[GLLUG] Hot Swap an ATA Hard Drive
Sean
picasso@madflower.com
Sun, 16 Feb 2003 11:00:55 -0500 (EST)
Speaking of ide hostswap, does anyone have one of the ata -> scsi
converters? It allows you to use an ata/ide device on a scsi chain. The
adapters themselves are ~80 bucks.
Also, did anyone order one of the Apple IDE raid boxes? It is like 2.5TB
on two fibre channel raid controllers. (14x180G drives, 7 per controller)

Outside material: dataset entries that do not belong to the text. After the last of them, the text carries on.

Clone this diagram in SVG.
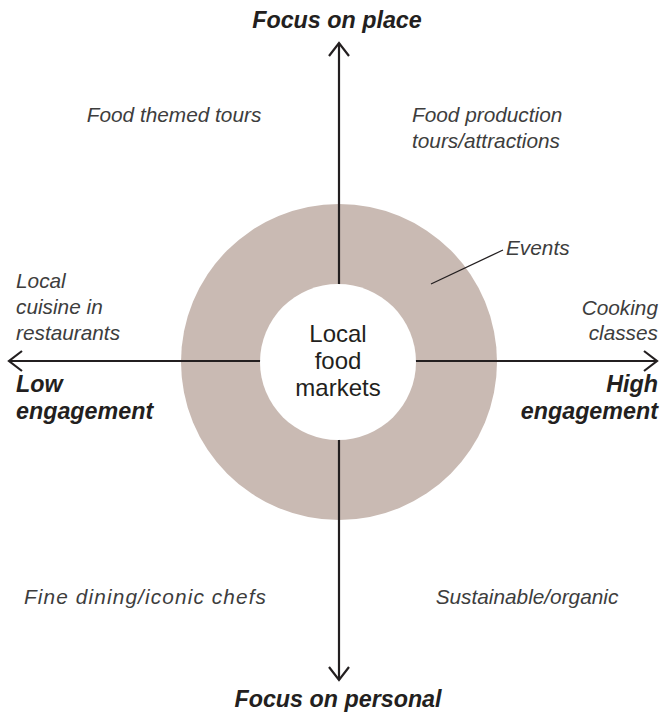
<svg xmlns="http://www.w3.org/2000/svg" width="662" height="713" viewBox="0 0 662 713">
<style>
.lbl{font-family:"Liberation Sans",Arial,sans-serif;font-style:italic;font-size:20.8px;fill:#3d3d3d}
.ax{font-family:"Liberation Sans",Arial,sans-serif;font-style:italic;font-weight:bold;font-size:23.3px;fill:#231f20}
.ctr{font-family:"Liberation Sans",Arial,sans-serif;font-size:24px;fill:#231f20;text-anchor:middle}
.ln{stroke:#231f20;stroke-width:2.2;fill:none}
</style>
<rect width="662" height="713" fill="#fff"/>
<g id="ring"><circle cx="339" cy="362" r="158" fill="#c9bab3"/></g>
<g id="connectors">
<line class="ln" x1="339" y1="43" x2="339" y2="680"/>
<line class="ln" x1="9" y1="361" x2="657" y2="361"/>
<polyline class="ln" points="329,56 339,43 349,56"/>
<polyline class="ln" points="329,667 339,680 349,667"/>
<polyline class="ln" points="22,351 9,361 22,371"/>
<polyline class="ln" points="644,351 657,361 644,371"/>
<line stroke="#231f20" stroke-width="1.3" x1="431" y1="284" x2="503" y2="250"/>
</g>
<g id="center"><circle cx="338" cy="362" r="78" fill="#fff"/>
<text class="ctr" x="338" y="342">Local</text>
<text class="ctr" x="338" y="369">food</text>
<text class="ctr" x="338" y="396">markets</text></g>
<g id="top"><text class="ax" x="337" y="28" text-anchor="middle">Focus on place</text></g>
<g id="bottom"><text class="ax" x="338" y="707" text-anchor="middle">Focus on personal</text></g>
<g id="left"><text class="ax" x="16" y="392">Low</text><text class="ax" x="16" y="419">engagement</text></g>
<g id="right"><text class="ax" x="658" y="392" text-anchor="end">High</text><text class="ax" x="658" y="419" text-anchor="end">engagement</text></g>
<g id="tours"><text class="lbl" x="174" y="122" text-anchor="middle">Food themed tours</text></g>
<g id="production"><text class="lbl" x="412" y="122">Food production</text><text class="lbl" x="412" y="148">tours/attractions</text></g>
<g id="events"><text class="lbl" x="506" y="255">Events</text></g>
<g id="cuisine"><text class="lbl" x="16" y="288">Local</text><text class="lbl" x="16" y="314">cuisine in</text><text class="lbl" x="16" y="340">restaurants</text></g>
<g id="cooking"><text class="lbl" x="658" y="315" text-anchor="end">Cooking</text><text class="lbl" x="658" y="340" text-anchor="end">classes</text></g>
<g id="fine"><text class="lbl" x="24" y="604" textLength="242" lengthAdjust="spacing">Fine dining/iconic chefs</text></g>
<g id="sustainable"><text class="lbl" x="527" y="604" text-anchor="middle">Sustainable/organic</text></g>
</svg>
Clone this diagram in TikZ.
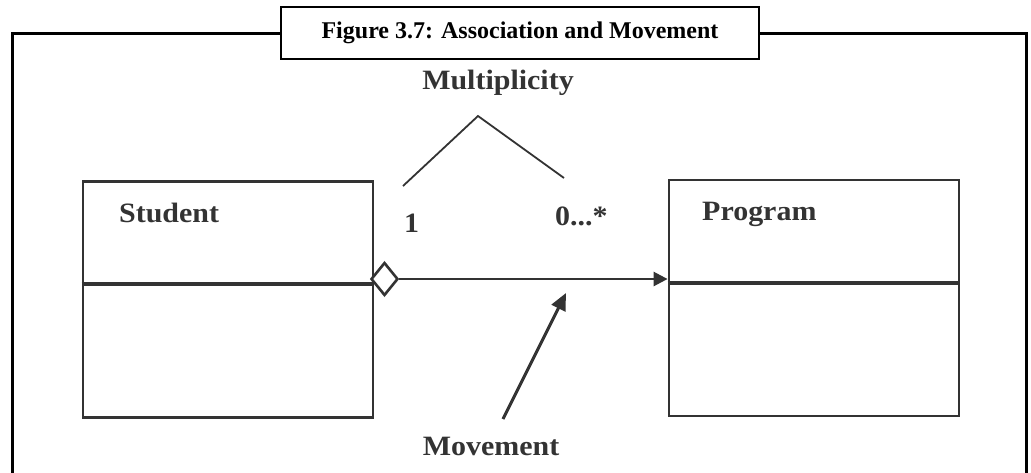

for ~$10k. Im wondering about speed, and compatibility. I am assuming it
is compatible with other systems, and the speed for simultaneous multiple
read/writes will be slower but im wondering by how much.
Sean
On Sun, 16 Feb 2003, Matt Graham wrote:
> On Saturday 15 February 2003 18:18, after a long battle with technology,
> aSe wrote, in a message that should've been posted to the mailing list
> at large:
> > Dances With Crows wrote:
> >> There are adapters (roughly $25 each) for normal IDE disks; the
> >> adapter plugs into the motherboard's IDE interface, you slide the
> >> drive into the adapter. You can't do this with vanilla IDE disks.
> >> (Well, you can try, but you'll probably hork up your system.)
> >
> > Really, I thought IDE wasn't able at all todo hot-swap. What do these
> > "adapters" actually do?
>
> They present an interface to the motherboard IDE controllers that always
> looks like an IDE disk of some type, since they have 2 IDE plugs on
> them: 1 for the motherboard IDE cable, 1 for the drive, and a little
> glue logic in between. When a drive isn't plugged into them, they look
> like a disk with 0 capacity. When a drive is plugged into them, they
> look like a disk with the capacity of the drive that was plugged in.
> The adapters are not very complex, hence their low prices.
>
> The machine's IDE subsystem is not aware that disks are getting swapped
> in and out because IDE was not built to handle hotswapping--that's why
> you have to do things with atacontrol or hdparm -RU.